Thirty-five years ago today, a year-long unbeaten streak for the Lancia team was snapped on the Tour de Corse.
The early years of the World Rally Championship’s Group A era were dominated by Lancia. It claimed the drivers’ and manufacturers’ crowns every season from 1987 to 1989.
In that first year, the Lancia Delta HF 4WD was immediately the car to beat but it wasn’t initially completely dominant. Wins on the 1987 Monte Carlo Rally and Rally Portugal for Miki Biasion and Markku Alén sandwiched success for Timo Salonen’s Mazda 323 4WD in Sweden. Then Hannu Mikkola took victory for Audi on the Safari Rally, an event Lancia didn’t contest.
Next up was the Tour de Corse, where the twisty asphalt roads offered two-wheel-drive cars a chance, especially given the extra weight of four-wheel-drive machinery. On its WRC debut, the Prodrive-engineered BMW M3 of Bernard Béguin led from the off before local driver Yves Loubet’s Lancia took over when the roads turned wet.
When Loubet hit tire trouble, Béguin’s BMW assumed the lead again and went on to record a two-minute victory.
It was the last time Lancia was beaten in the WRC (when it was present) until the following year’s corresponding event. Deltas won all of the eight remaining rallies that year except for Africa’s second round in Ivory Coast, which didn’t count towards the manufacturers’ championship and so the team didn’t enter.
Come 1988, the winning streak continued. Bruno Saby took the honors on the Monte, before Alén won in Sweden – Lancia’s first success on the event since Björn Waldegård took the Stratos to victory in 1975.
Replacing the HF 4WD, Lancia’s new Delta Integrale made its debut in Portugal, and promptly won in Biasion’s hands. Perhaps even more impressive was a repeat performance on the Safari; Lancia’s first win on the challenging endurance event.
The first week in May was the traditional date for the Tour de Corse, and the team from Turin headed to the French island seeking to extend its winning streak to a full year.
Loubet and Saby were entrusted with Martini-backed Integrales, and it was Loubet who led the way on the opening day as ’86 winner Saby struggled with his car’s balance.
Two-wheel-drive competition came from BMW, which was confident after Béguin’s victory a year earlier, and a pair of Ford Sierra RS Cosworths – newly lightened for asphalt running – for Didier Auriol and Carlos Sainz.
Toyota, meanwhile, was effectively on an extended test session as it joined the four-wheel-drive camp by debuting the ST165 version of its Celica GT-4 in the hands of reigning world champion Juha Kankkunen and Kenneth Eriksson.

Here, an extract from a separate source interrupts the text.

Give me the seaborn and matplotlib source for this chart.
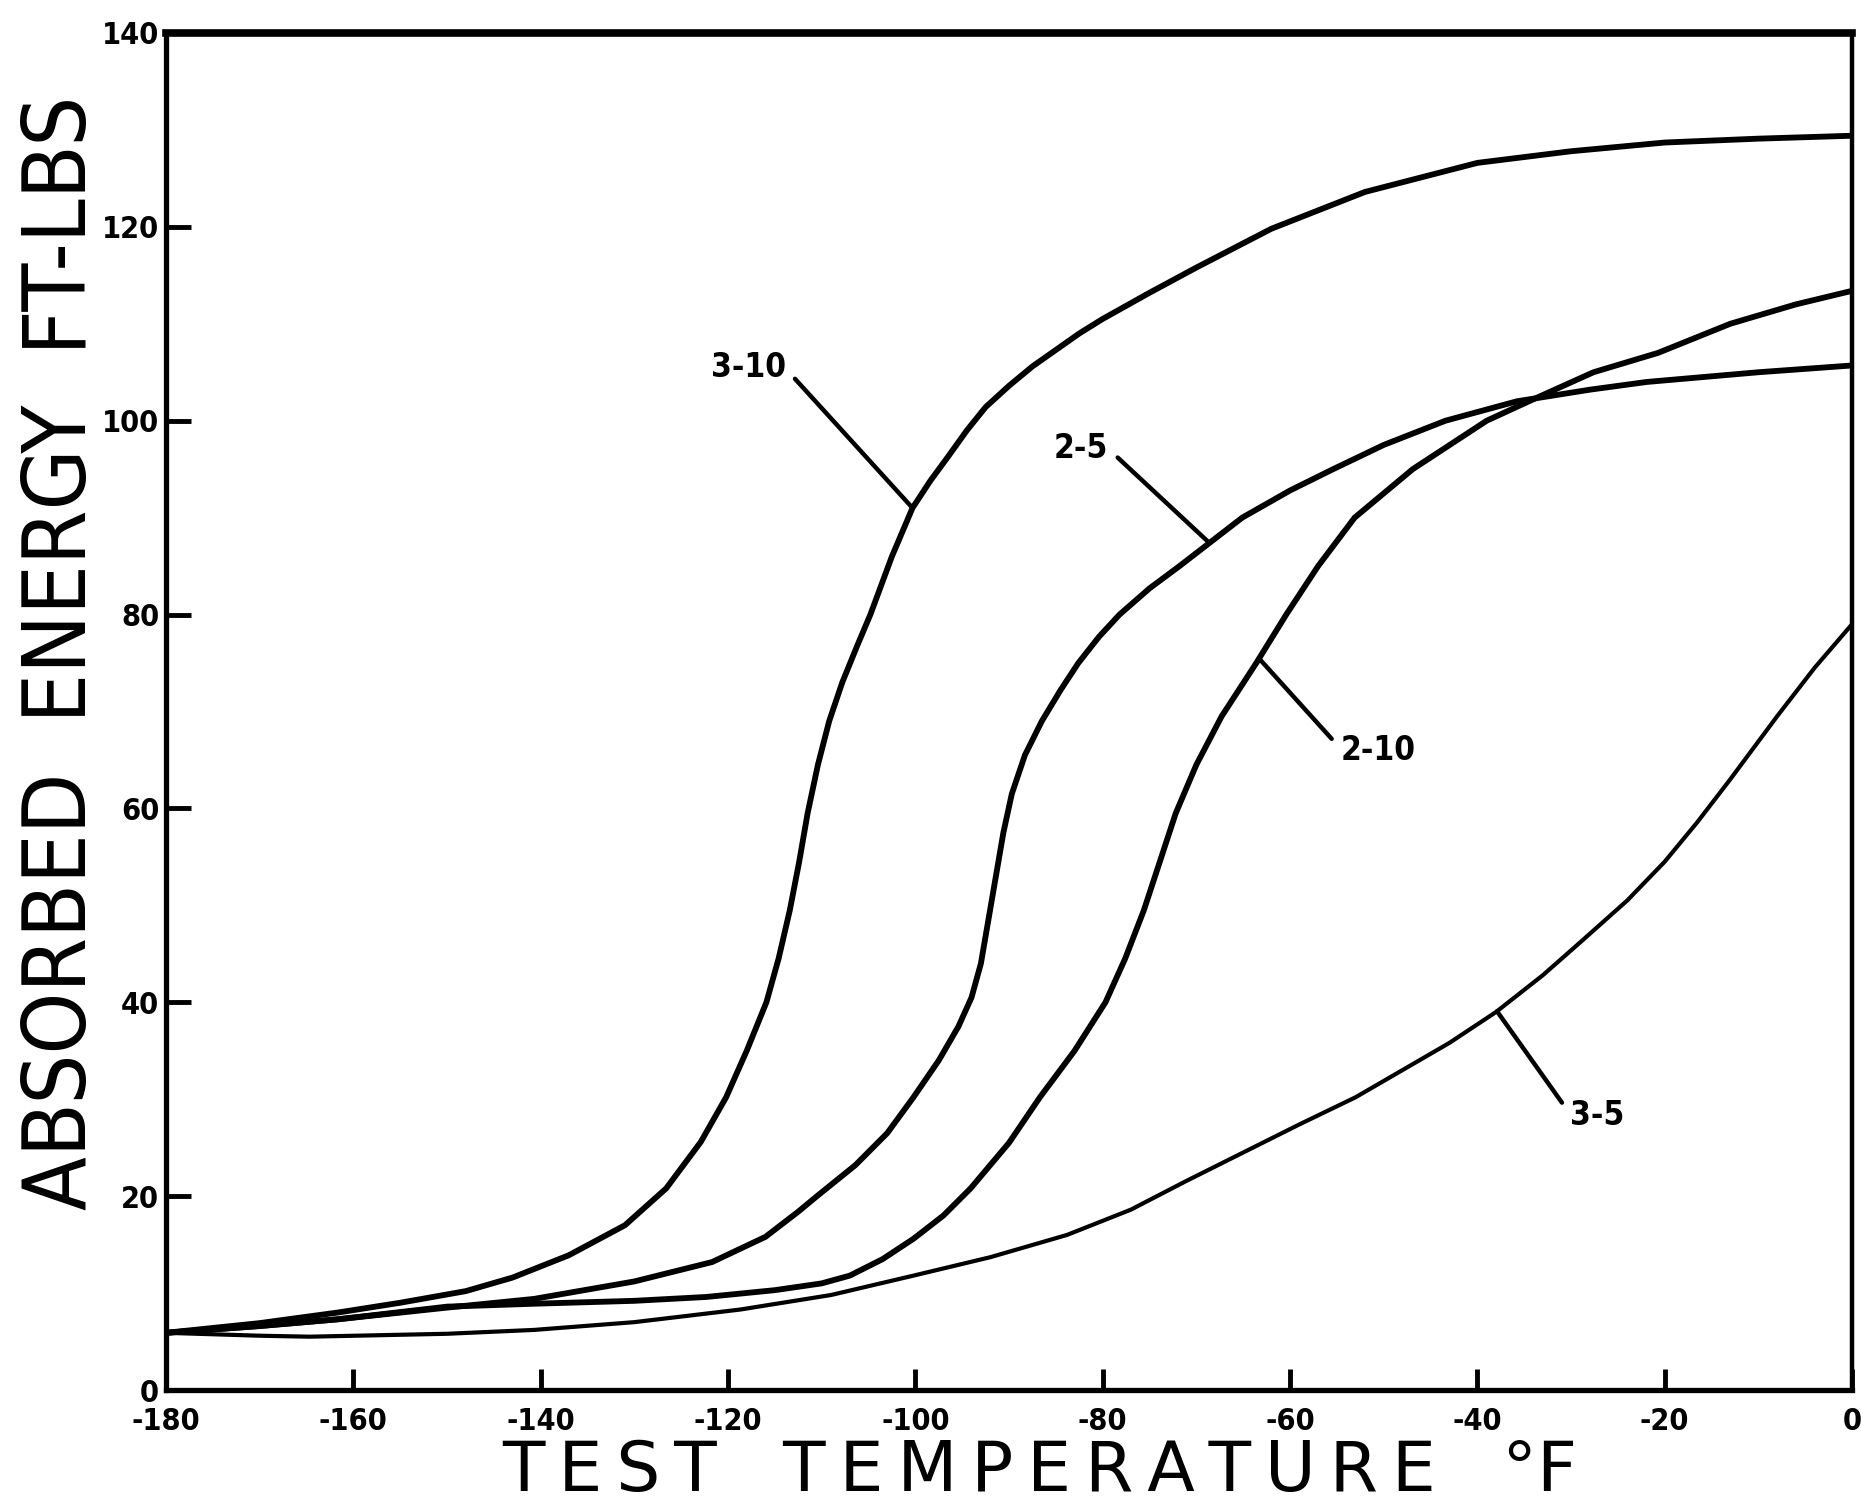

BMW’s challenge was quickly diminished as Marc Duez lost time and then crashed, while Béguin and François Chatriot struggled with their tires. But Auriol was keeping his Sierra in touch.

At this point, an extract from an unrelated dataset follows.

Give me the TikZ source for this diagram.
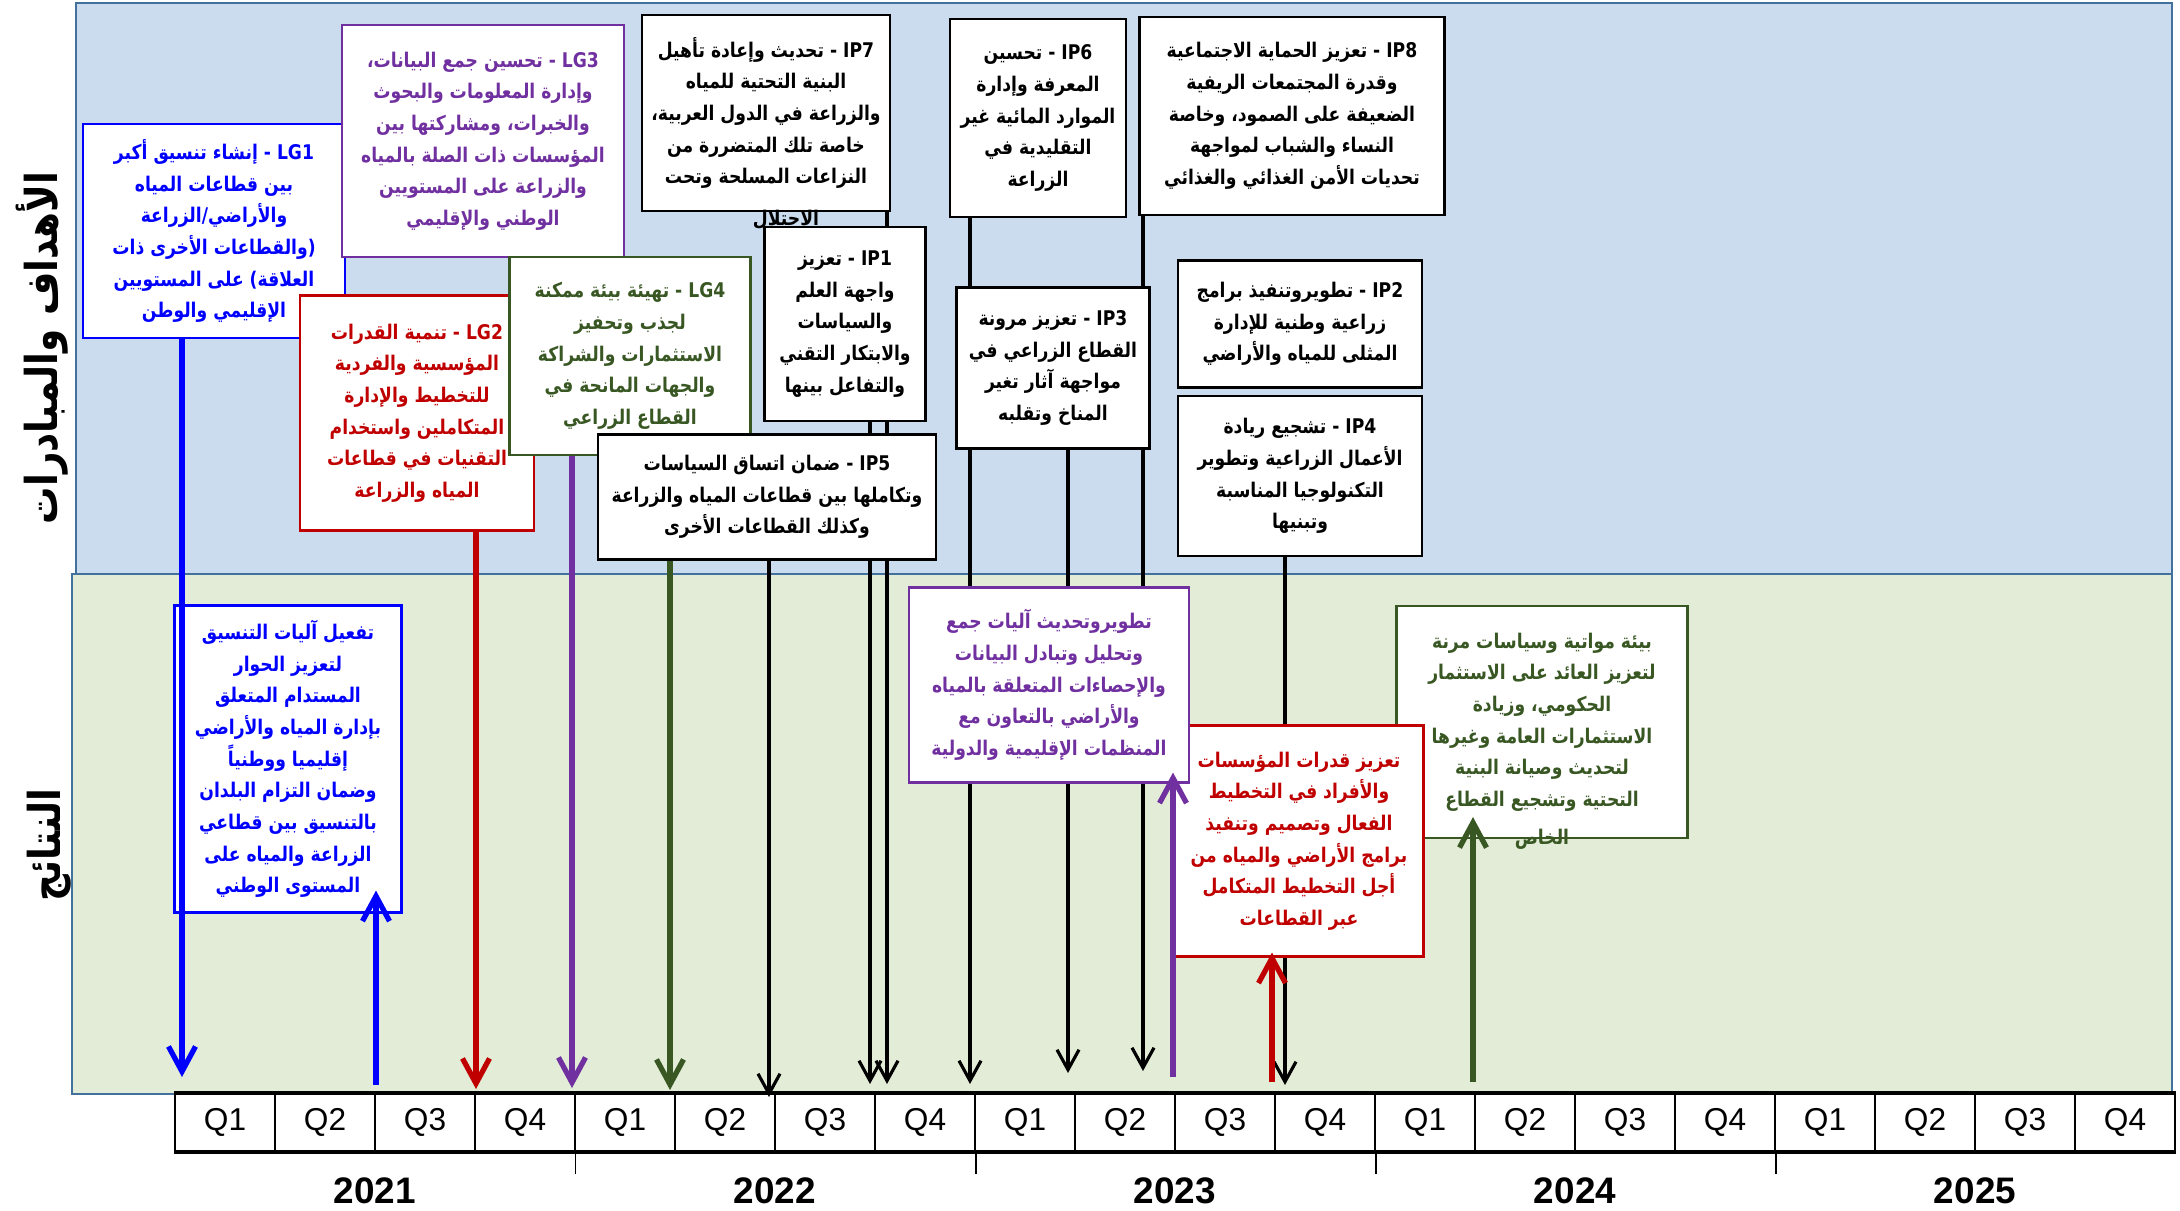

When Loubet lost eight minutes with his Lancia stuck in neutral, Auriol hit the front and was never challenged again – the 29-year-old taking his first win in the WRC. It was also Ford’s first WRC success for a manufacturer-entered car since 1979.
Béguin was running second when he hit gearbox problems and then went off, dropping to seventh. So Loubet’s charging recovery drive netted him another second place on his home event, three minutes down on the winner but with 22 stage wins to Auriol’s five. The Corsican driver never would taste victory in the WRC.

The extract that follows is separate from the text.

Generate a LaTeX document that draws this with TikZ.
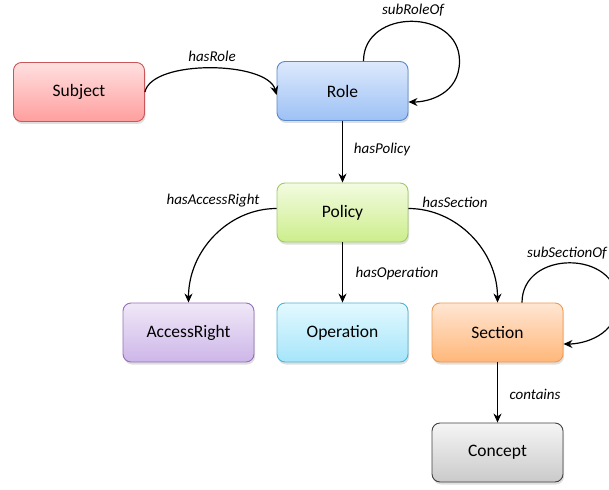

Lancia’s bid for a full year unbeaten might have been halted, but it didn’t prevent the Italians’ domination from continuing thereafter. The team won every WRC event it entered for the rest of the year as Biasion went on to claim his first world title. Only New Zealand and Ivory Coast featured different cars on top and, again, neither counted for the manufacturers’ championship so Lancia didn’t appear.
Such domination had never been seen before in the WRC. And it wouldn’t be seen again for another three decades. In 2010-11, over a 12-month period, Citroën won 14 of 15 events between Sébastiens Loeb and Ogier but didn’t complete the full year by virtue of missing out in Sweden.
Volkswagen’s domination a few years later was even more comprehensive. It was beaten only twice in 33 events between September 2013 and March 2016. But it still didn’t manage a 12-month winning streak as Hyundai (through Thierry Neuville on Rally Germany 2014) and Citroën (Kris Meeke’s 2015 Rally Argentina success) snapped the run with a win apiece.
The uprated World Rally Car machinery that came on stream in 2017 brought increased competitiveness to the WRC, which has continued in the Rally1 era, with no single marque dominating. It’s hard to imagine a manufacturer ever achieving that elusive 12-month streak.